MOAIS is a tool designed to detect the similarity between automated code snippets and human-written code. This project is inspired by Stanford's Measure of Software Similarity (MOSS), which aims to automatically detect software plagiarism.
See the original MOSS paper for more details:
(https://theory.stanford.edu/~aiken/moss/) (https://theory.stanford.edu/~aiken/publications/papers/sigmod03.pdf)
In short...
- MOAIS takes a programming assignment and rubric as input.
- It uses AI to generate hundreds of variations of solutions to the problem.
- These generated solutions are then compared against the student-written code to assess similarity.
In detail...
- MOAIS leverages the GitHub Copilot CLI's wide-range of agents to generate code snippets based on the rubric.
- Additionally, prompts are also designed to push for more unique responses.
- Using these generated snippets, MOAIS creates a comprehensive dataset of potential solutions.
- Using the Winnowing algorithm, it breaks code snippets into small hashes.
- These hashes are then compared using Jaccard Similarity Index to identify similarities and potential plagiarism through similarities in code structure and logic.
- AI-generated code can be used as a benchmark to evaluate the originality of student submissions as they follow similar patterns and structures.
- Monte Carlo methods can be employed to estimate the distribution of similarities between code snippets.
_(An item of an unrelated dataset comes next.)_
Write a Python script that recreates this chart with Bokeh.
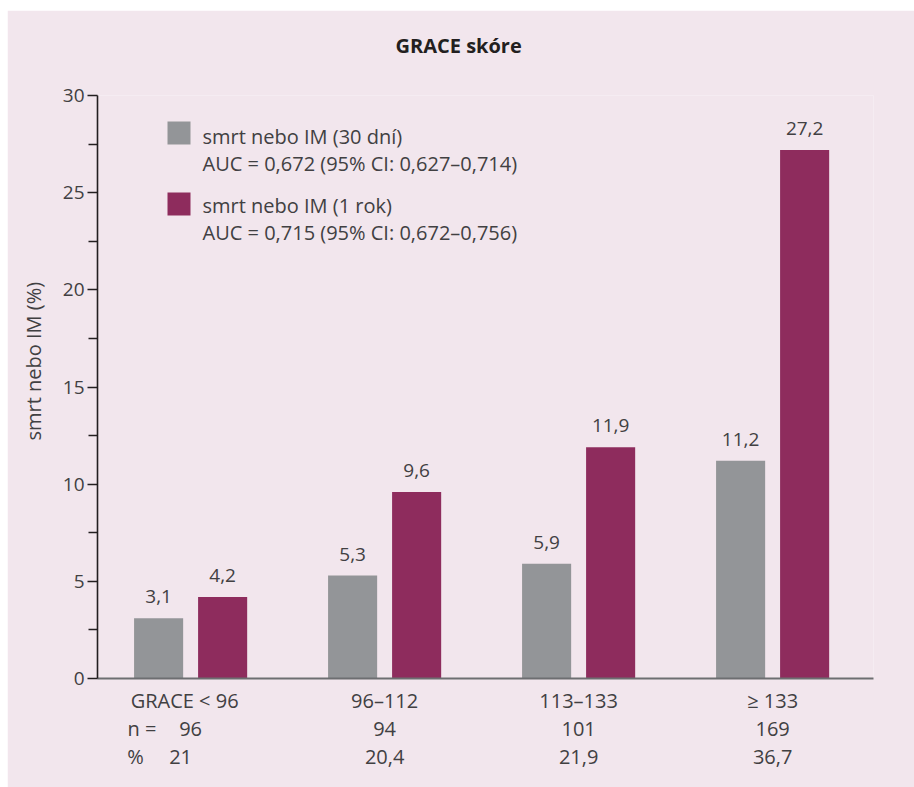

- Python 3.8 or higher (and packages listed in requirements.txt)
- Copilot CLI
- GitHub CLI
- Create a more robust prompt engineering strategy to generate diverse code snippets.
- Create a better winnowing algorithm to improve code similarity detection.
- The downside of the current is that variable names and other syntactic elements can significantly affect the similarity score, even if the underlying logic is the same.